工芸は「実用性と美」のバランスが永遠のテーマです。僕は彫刻などのファインアートも好きですが、自分は「人が日常的に使うものをデザインし、作りたい」と思いました。そのようにして、自然と指輪制作に向かいました。指輪は使用する際、人間の身体にとても近く、付けるだけで気分が変わったりしますよね?そうした「道具だけど道具ではない」独特の存在感が面白かった。
人の心を動かしたい
就職にあたって、「自分が何をしたいか」を考えたとき、「人の心を動かす」ことが好きだと気付きました。SORAの丸山代表のことは以前から知っていました。「この世に無いものを想像する」という理念や、実際の製品・やっていることも自分と重なる部分が多いと感じたので、SORAに参加することを決めました
実際にSORAに入ってからは、「取りあえずやってみる」という社風が、自分に合っていました。もちろん失敗することもありますが、実際に手を動かしてみないと分からないことって多いですよね?僕は現在、後輩のクリエイターを指導する立場にもあるのですが、SORAでの仕事を通して、技術を習得する喜びや、手を動かすことで得られる感動を味わってほしい。そこは自分が積極的に発信していくことで、周囲が活性化するよう心がけています。
人は、「普通に良いもの」にはなかなか感動しないと思います。本当に「おーっ!」という感動は、想像の範ちゅうを超えた出会いから生まれることがほとんどではないでしょうか。僕は、心の底からの感動をお客さまに味わっていただきたい。
思い出に残るリングストーリー
嫁がれる奥様から、「結婚して名字が“杉山”になるので、杉をモチーフにした結婚指輪を作ってほしい」とのオーダーをいただきました。

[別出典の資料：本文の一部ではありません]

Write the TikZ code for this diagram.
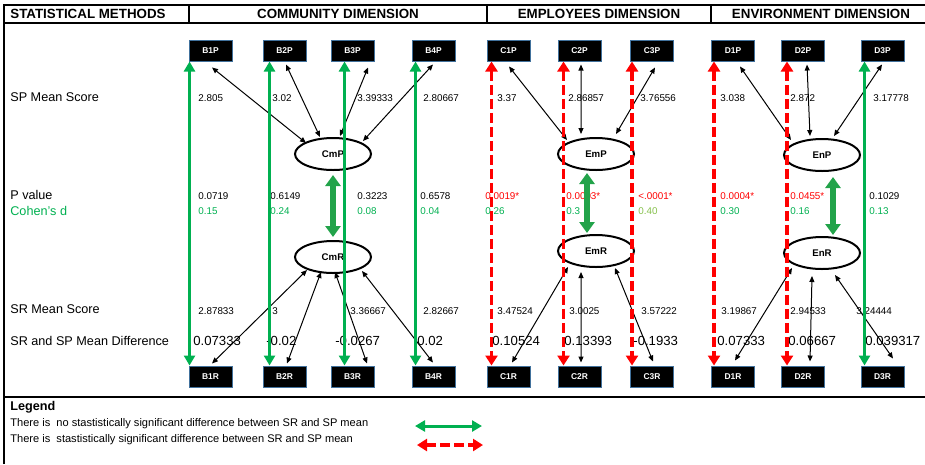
\documentclass[tikz,border=0pt]{standalone}
\usepackage{fontspec}
\setmainfont{Liberation Sans}
\usetikzlibrary{arrows.meta,calc,shapes.geometric}
\definecolor{xlgreen}{HTML}{00B050}
\definecolor{xlred}{HTML}{FF0000}
\definecolor{thickgreen}{HTML}{22A34A}
\definecolor{ltgreen}{HTML}{86C04C}
\definecolor{boxedge}{HTML}{41719C}
\tikzset{
  bx/.style={draw=boxedge, line width=0.02cm, fill=black, text=white, font=\fontsize{4.8}{5}\selectfont\bfseries, minimum width=0.86cm, minimum height=0.42cm, inner sep=0pt},
  lat/.style={draw=black, line width=0.04cm, fill=white, ellipse, minimum width=1.52cm, minimum height=0.64cm, inner sep=0pt, font=\fontsize{5.5}{6}\selectfont\bfseries},
  val/.style={anchor=west, inner sep=0pt, font=\fontsize{5.6}{6}\selectfont},
  dif/.style={anchor=west, inner sep=0pt, font=\fontsize{7.5}{9}\selectfont},
  lab/.style={anchor=west, inner sep=0pt, font=\fontsize{7.2}{9}\selectfont},
  hdr/.style={inner sep=0pt, font=\fontsize{7.6}{10}\selectfont\bfseries},
  thinarr/.style={line width=0.02cm, {Triangle[length=0.12cm,width=0.1cm]}-{Triangle[length=0.12cm,width=0.1cm]}},
  nosig/.style={draw=xlgreen, line width=0.06cm, {Triangle[length=0.2cm,width=0.22cm]}-{Triangle[length=0.2cm,width=0.22cm]}},
  sig/.style={draw=xlred, line width=0.07cm, dash pattern=on 0.2cm off 0.08cm, {Triangle[length=0.2cm,width=0.24cm]}-{Triangle[length=0.2cm,width=0.24cm]}},
  bigarr/.style={draw=thickgreen, line width=0.12cm, {Triangle[length=0.22cm,width=0.3cm]}-{Triangle[length=0.22cm,width=0.3cm]}},
  rule/.style={line width=0.04cm}
}
\begin{document}
\begin{tikzpicture}[x=0.02cm,y=-0.02cm]
\useasboundingbox (0,0) rectangle (925,464);
% frame
\draw[rule] (4,464) -- (4,5) -- (925,5);
\draw[rule] (4,23) -- (925,23);
\draw[rule] (189,5) -- (189,23);
\draw[rule] (487,5) -- (487,23);
\draw[rule] (711,5) -- (711,23);
\draw[line width=0.05cm] (4,397) -- (925,397);
% headers
\node[hdr, anchor=west] (h1) at (10,14) {STATISTICAL METHODS};
\node[hdr] (h2) at (338,14) {COMMUNITY DIMENSION};
\node[hdr] (h3) at (599,14) {EMPLOYEES DIMENSION};
\node[hdr] (h4) at (821,14) {ENVIRONMENT DIMENSION};
% row labels
\node[lab] (l1) at (10,97) {SP Mean Score};
\node[lab] (l2) at (10,195) {P value};
\node[lab, text=xlgreen] (l3) at (10,211) {Cohen's d};
\node[lab] (l4) at (10,309) {SR Mean Score};
\node[lab] (l5) at (10,341) {SR and SP Mean Difference};
% SP values
\node[val] (sp1) at (198,98) {2.805};
\node[val] (sp2) at (272,98) {3.02};
\node[val] (sp3) at (357,98) {3.39333};
\node[val] (sp4) at (423,98) {2.80667};
\node[val] (sp5) at (497,98) {3.37};
\node[val] (sp6) at (568,98) {2.86857};
\node[val] (sp7) at (640,98) {3.76556};
\node[val] (sp8) at (720,98) {3.038};
\node[val] (sp9) at (790,98) {2.872};
\node[val] (sp10) at (873,98) {3.17778};
% P values
\node[val] (pv1) at (198,196) {0.0719};
\node[val] (pv2) at (270,196) {0.6149};
\node[val] (pv3) at (357,196) {0.3223};
\node[val] (pv4) at (420,196) {0.6578};
\node[val, text=xlred] (pv5) at (485,196) {0.0019*};
\node[val, text=xlred] (pv6) at (566,196) {0.0003*};
\node[val, text=xlred] (pv7) at (638,196) {<.0001*};
\node[val, text=xlred] (pv8) at (720,196) {0.0004*};
\node[val, text=xlred] (pv9) at (790,196) {0.0455*};
\node[val] (pv10) at (869,196) {0.1029};
% Cohen's d
\node[val, text=xlgreen] (cd1) at (198,211) {0.15};
\node[val, text=xlgreen] (cd2) at (270,211) {0.24};
\node[val, text=xlgreen] (cd3) at (357,211) {0.08};
\node[val, text=xlgreen] (cd4) at (420,211) {0.04};
\node[val, text=xlgreen] (cd5) at (485,211) {0.26};
\node[val, text=xlgreen] (cd6) at (566,211) {0.3};
\node[val, text=ltgreen] (cd7) at (638,211) {0.40};
\node[val, text=xlgreen] (cd8) at (720,211) {0.30};
\node[val, text=xlgreen] (cd9) at (790,211) {0.16};
\node[val, text=xlgreen] (cd10) at (869,211) {0.13};
% SR values
\node[val] (sr1) at (198,311) {2.87833};
\node[val] (sr2) at (272,311) {3};
\node[val] (sr3) at (350,311) {3.36667};
\node[val] (sr4) at (423,311) {2.82667};
\node[val] (sr5) at (497,311) {3.47524};
\node[val] (sr6) at (569,311) {3.0025};
\node[val] (sr7) at (641,311) {3.57222};
\node[val] (sr8) at (721,311) {3.19867};
\node[val] (sr9) at (790,311) {2.94533};
\node[val] (sr10) at (856,311) {3.24444};
% differences
\node[dif] (df1) at (193,341) {0.07333};
\node[dif] (df2) at (266,341) {-0.02};
\node[dif] (df3) at (335,341) {-0.0267};
\node[dif] (df4) at (417,341) {0.02};
\node[dif] (df5) at (492,341) {0.10524};
\node[dif] (df6) at (564,341) {0.13393};
\node[dif] (df7) at (633,341) {-0.1933};
\node[dif] (df8) at (717,341) {0.07333};
\node[dif] (df9) at (788,341) {0.06667};
\node[dif] (df10) at (865,341) {0.039317};
% legend
\node[lab, font=\fontsize{7.2}{9}\selectfont\bfseries] (lg0) at (10,407) {Legend};
\node[lab, font=\fontsize{6.3}{8}\selectfont] (lg1t) at (10,424) {There is\ \ no stastistically significant difference between SR and SP mean};
\node[lab, font=\fontsize{6.3}{8}\selectfont] (lg2t) at (10,440) {There is\ \ stastistically significant difference between SR and SP mean};
\coordinate (lg1a) at (415,426);
\coordinate (lg1b) at (482,426);
\coordinate (lg2a) at (417,445);
\coordinate (lg2b) at (483,445);
\draw[nosig] (lg1a) -- (lg1b);
\draw[sig] (lg2a) -- (lg2b);
% latent ellipses
\node[lat] (CmP) at (333,154) {CmP};
\node[lat] (CmR) at (333,257) {CmR};
\node[lat] (EmP) at (596,154) {EmP};
\node[lat] (EmR) at (596,251) {EmR};
\node[lat] (EnP) at (822,155) {EnP};
\node[lat] (EnR) at (822,253) {EnR};
% boxes
\foreach \n/\x in {B1/210.5,B2/284.5,B3/352.5,B4/433.5,C1/508.5,C2/579.5,C3/652,D1/733,D2/803,D3/882.5}{
  \node[bx] (\n P) at (\x,50.5) {\n P};
  \node[bx] (\n R) at (\x,376.5) {\n R};
}
% thin arrows, top
\draw[thinarr] ($(B1P.south)+(1.5,6)$) -- ($(CmP.center)+(-27,-11)$);
\draw[thinarr] ($(B2P.south)+(1.5,3)$) -- ($(CmP.center)+(-13,-17)$);
\draw[thinarr] ($(B3P.south)+(15.5,6)$) -- ($(CmP.center)+(7,-18)$);
\draw[thinarr] ($(B4P.south)+(-0.5,3)$) -- ($(CmP.center)+(30,-13)$);
\draw[thinarr] ($(C1P.south)+(0.5,5)$) -- ($(EmP.center)+(-29,-14)$);
\draw[thinarr] ($(C2P.south)+(1.5,3)$) -- ($(EmP.center)+(-15,-20)$);
\draw[thinarr] ($(C3P.south)+(3,6)$) -- ($(EmP.center)+(20,-20)$);
\draw[thinarr] ($(D1P.south)+(7,5)$) -- ($(EnP.center)+(-31,-15)$);
\draw[thinarr] ($(D2P.south)+(4,3)$) -- ($(EnP.center)+(-12,-19)$);
\draw[thinarr] ($(D3P.south)+(-0.5,3)$) -- ($(EnP.center)+(12,-19)$);
% thin arrows, bottom
\draw[thinarr] ($(B1R.north)+(1.5,-2)$) -- ($(CmR.center)+(-26,13)$);
\draw[thinarr] ($(B2R.north)+(2.5,-2)$) -- ($(CmR.center)+(-12,15)$);
\draw[thinarr] ($(B3R.north)+(14.5,-2)$) -- ($(CmR.center)+(2,15)$);
\draw[thinarr] ($(B4R.north)+(-0.5,-3)$) -- ($(CmR.center)+(29,14)$);
\draw[thinarr] ($(C1R.north)+(3.5,-3)$) -- ($(EmR.center)+(-28,16)$);
\draw[thinarr] ($(C2R.north)+(1.5,-3)$) -- ($(EmR.center)+(-15,21)$);
\draw[thinarr] ($(C3R.north)+(1,-4)$) -- ($(EmR.center)+(19,17)$);
\draw[thinarr] ($(D1R.north)+(2,-5)$) -- ($(EnR.center)+(-30,15)$);
\draw[thinarr] ($(D2R.north)+(7,-4)$) -- ($(EnR.center)+(-10,23)$);
\draw[thinarr] ($(D3R.north)+(10.5,-7)$) -- ($(EnR.center)+(13,22)$);
% long vertical arrows
\draw[nosig] ($(B1P.south west)+(1,0)$) -- ($(B1R.north west)+(1,0)$);
\draw[nosig] ($(B2P.south west)+(7,0)$) -- ($(B2R.north west)+(7,0)$);
\draw[nosig] ($(B3P.south west)+(14,0)$) -- ($(B3R.north west)+(14,0)$);
\draw[nosig] ($(B4P.south west)+(4,0)$) -- ($(B4R.north west)+(4,0)$);
\draw[sig] ($(C1P.south west)+(5,0)$) -- ($(C1R.north west)+(5,0)$);
\draw[sig] ($(C2P.south west)+(6,0)$) -- ($(C2R.north west)+(6,0)$);
\draw[sig] ($(C3P.south west)+(2,0)$) -- ($(C3R.north west)+(2,0)$);
\draw[sig] ($(D1P.south west)+(3,0)$) -- ($(D1R.north west)+(3,0)$);
\draw[sig] ($(D2P.south west)+(6,0)$) -- ($(D2R.north west)+(6,0)$);
\draw[nosig] ($(D3P.south west)+(4,0)$) -- ($(D3R.north west)+(4,0)$);
% P-R arrows
\draw[bigarr] ($(CmP.center)+(0,21)$) -- ($(CmR.center)+(0,-20)$);
\draw[bigarr] ($(EmP.center)+(-9,19)$) -- ($(EmR.center)+(-9,-18)$);
\draw[bigarr] ($(EnP.center)+(11,22)$) -- ($(EnR.center)+(11,-18)$);
\end{tikzpicture}
\end{document}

その言葉から「杉の丸太に指を通すような」指輪のイメージが閃き、提案させていただきました。
僕の場合は指輪の完成形のイメージが先に浮かび、実際に手を動かしながら、そのイメージにピントを合わせていく感覚で制作を進めていきます。この指輪で特に力を入れたのは、杉の木らしい表皮のテクスチャーの表現です。フラットな状態の素材を削り出して凹凸を付けるのですが、凸の側面を内側にえぐり込むように削ることで、陰影を表現できるんです。ほかにも素材のたたき方で杉の皮の質感を表現できたり。そのあたりは絵を描くような感覚でディテールを詰めていきました。
こうした指輪作りのノウハウは、実際に手を動かしてみないと身に付きません。これは「作る人間が考えるデザイン」だからこその面白さだと思います。僕は、お客さまのオーダーに沿いつつも、お客さまが気付かない・思い付かないデザインを提案するよう心がけています。杉のテクスチャーを配した結婚指輪というアイデアは、ほかのジュエリーブランドでは出てこないと思います。「あり得ない」を「あり得る」にするのが、SORAの面白さ。結果的にご夫婦には、この大胆な発想を気に入っていただけました。